Radical UK Church rejects modern life, shuns computers, phones, others

Quietly tucked away inside a quiet part of East Sussex is a radical Christian sect called Darvell Bruderhof Community, that has shunned modern life and even rejected TV, computers and mobile phones.

According to the leaders of the private community, there is no debt, no crime and no homelessness, and everyone has a job but none of them earn a salary.

Members of the 300-strong Darvell Bruderhof community must ask permission to begin ‘courting’ a person of the opposite sex, same sex mariages and divorces are banned, their jobs are chosen for them, they have no possessions and there are strict rules and restrictions around what members wear.

Women avoid fashions of any sort, wearing modest clothing including headscarves, long plaid dresses and loose shirts.
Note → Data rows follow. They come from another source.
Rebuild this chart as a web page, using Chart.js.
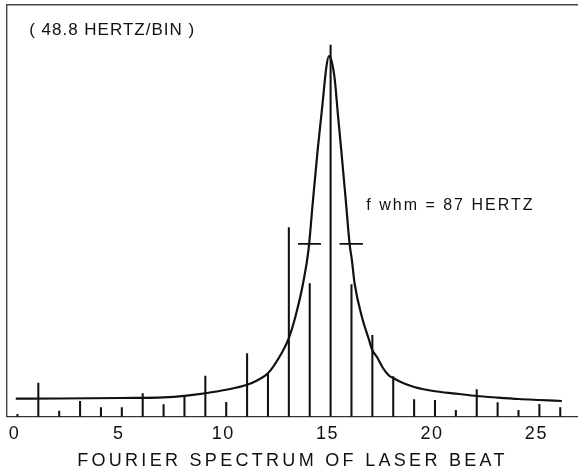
<!DOCTYPE html>
<html><head><meta charset="utf-8">
<script src="https://cdn.jsdelivr.net/npm/chart.js@4/dist/chart.umd.min.js"></script>
<style>html,body{margin:0;padding:0;background:#fff;}#wrap{width:578px;height:473px;}</style>
</head><body><div id="wrap"><canvas id="c" width="578" height="473"></canvas></div>
<script>
// Fourier bins (48.8 Hz per bin) and measured amplitudes (arbitrary units)
const bins = [0,1,2,3,4,5,6,7,8,9,10,11,12,13,14,15,16,17,18,19,20,21,22,23,24,25,26];
const binHeights = [2.5,33.8,5.8,15.5,9.2,9.2,23.2,12.2,21.5,40.8,14.5,63.2,43.5,189.2,133,371.5,132.2,81.5,40.3,17.2,16.5,6.5,27.2,14.2,6.5,12.5,9.2];
// Fitted line-shape curve
const curveX = [-0.08,2,5,7,8,9,10,11,11.5,12.0,12.51,12.99,13.31,13.68,13.94,14.15,14.38,14.6,14.8,14.92,15.04,15.2,15.35,15.51,15.72,15.91,16.02,16.15,16.5,16.82,17.0,17.22,17.5,17.78,17.99,18.5,19,20,21,22,23,24,25,26.08];
const curveY = [18.2,18.3,18.8,19.5,21,23.5,27,32,36.5,43.5,58.5,78.2,99.8,133.2,166.5,215,266.5,310,350,360.5,356,337,302,266.5,218,172.8,156.5,133.2,99.8,78.2,66.5,59.8,49,41.5,38.8,33.5,29.8,25.5,23.2,20.8,19.2,17.8,16.8,15.8];
// Half-maximum markers
const halfMaxLevel = 172.8;
const halfMarkLeft = [13.44, 14.54];
const halfMarkRight = [15.43, 16.55];
// Axis
const xTickValues = [0,5,10,15,20,25];
const xTitle = 'FOURIER SPECTRUM OF LASER BEAT';
// Notes
const binNote = '( 48.8 HERTZ/BIN )';
const binNotePos = [0.56, 386];
const fwhmNote = 'f whm = 87 HERTZ';
const fwhmNotePos = [16.71, 211.5];

const FONT = '"Liberation Sans", Arial, sans-serif';
const INK = '#111';

const notes = {
  id: 'notes',
  beforeDraw(chart) {
    const s = chart.scales.x;
    if (!s._wrappedTitle) {
      const orig = s.drawTitle.bind(s);
      s.drawTitle = function () {
        const c = this.ctx; const prev = c.letterSpacing;
        c.letterSpacing = '3.3px'; orig(); c.letterSpacing = prev;
      };
      s._wrappedTitle = true;
    }
    chart.ctx.letterSpacing = '1.5px';
  },
  afterDatasetsDraw(chart) {
    const {ctx, scales: {x, y}} = chart;
    ctx.save();
    ctx.fillStyle = INK;
    ctx.textAlign = 'left';
    ctx.textBaseline = 'middle';
    ctx.letterSpacing = '1px';
    ctx.font = '17px ' + FONT;
    ctx.fillText(binNote, x.getPixelForValue(binNotePos[0]), y.getPixelForValue(binNotePos[1]));
    ctx.letterSpacing = '2px';
    ctx.font = '16px ' + FONT;
    ctx.fillText(fwhmNote, x.getPixelForValue(fwhmNotePos[0]), y.getPixelForValue(fwhmNotePos[1]));
    ctx.restore();
  }
};

const lineDs = (xs, ys, w) => ({
  type: 'line',
  data: xs.map((v, i) => ({x: v, y: Array.isArray(ys) ? ys[i] : ys})),
  borderColor: INK, borderWidth: w, pointRadius: 0, fill: false,
  cubicInterpolationMode: 'monotone', order: 1
});

new Chart(document.getElementById('c'), {
  type: 'bar',
  data: {
    datasets: [
      {
        type: 'bar',
        data: bins.map((b, i) => ({x: b, y: binHeights[i]})),
        backgroundColor: INK, borderWidth: 0, barThickness: 1.4, order: 3
      },
      lineDs(curveX, curveY, 2.2),
      lineDs(halfMarkLeft, halfMaxLevel, 1.6),
      lineDs(halfMarkRight, halfMaxLevel, 1.6)
    ]
  },
  options: {
    responsive: false, animation: false, devicePixelRatio: 1,
    layout: {padding: {left: 7, top: 5, right: 0, bottom: 0}},
    plugins: {legend: {display: false}, tooltip: {enabled: false}},
    scales: {
      x: {
        type: 'linear', min: -0.5, max: 26.85, offset: false,
        grid: {display: false, drawTicks: false, offset: false},
        border: {display: true, color: '#333', width: 1.3},
        afterBuildTicks: s => { s.ticks = xTickValues.map(v => ({value: v})); },
        ticks: {color: INK, font: {family: FONT, size: 18}, padding: 6, maxRotation: 0, autoSkip: false, labelOffset: -3},
        title: {display: true, text: xTitle, color: INK, font: {family: FONT, size: 18}, padding: {top: 0, bottom: 1}}
      },
      xTop: {
        type: 'linear', position: 'top', min: -0.5, max: 26.85, offset: false,
        grid: {display: false, drawTicks: false, offset: false},
        ticks: {display: false},
        border: {display: true, color: '#444', width: 1.4}
      },
      y: {
        min: 0, max: 411.5,
        grid: {display: false, drawTicks: false},
        ticks: {display: false},
        border: {display: true, color: '#444', width: 1.4}
      }
    }
  },
  plugins: [notes]
});
</script></body></html>
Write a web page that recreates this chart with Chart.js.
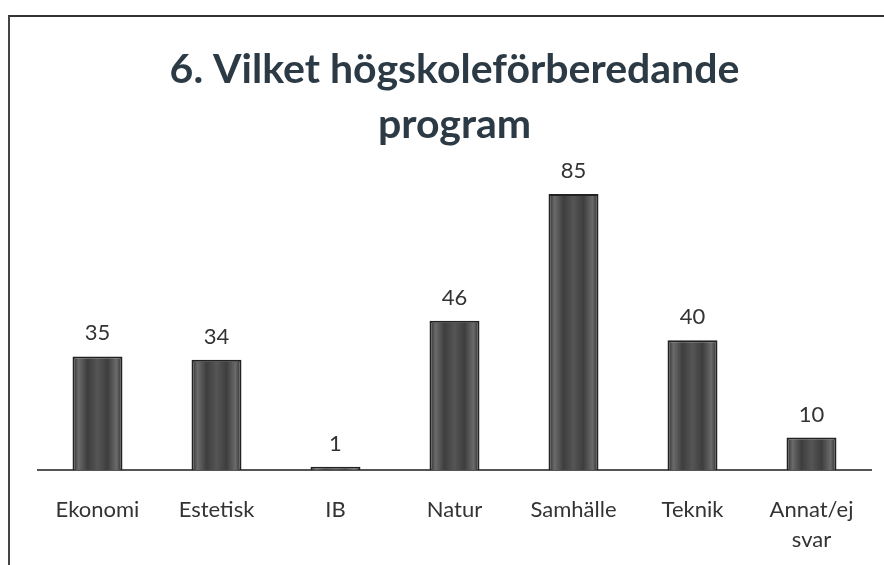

The uniform looks like traditional present peasant dress.

The Bruderhof Christian movement is based around common ownership and was founded in Germany in 1920 by protestant theologian Eberhard Arnold but was forced to flee in 1937 after refusing to join the Nazi Party, and many members moved to England.

Living as disciples of Jesus, members give up all possessions, money and status when they take their vow of commitment while everything is provided for them – from groceries to clothing – and members run a farm, orchard, schools and a multi-million-pound business which makes children’s toys and furniture.

Members are frequently moved between the other 23 Bruderhof settlements in the world as there are just 3,000 members worldwide, and the other communities in the UK are in Nonington, Kent, and Peckham, south London with the Christian sect living a simple life, based on early biblical text, which is similar to the lifestyles of the Amish.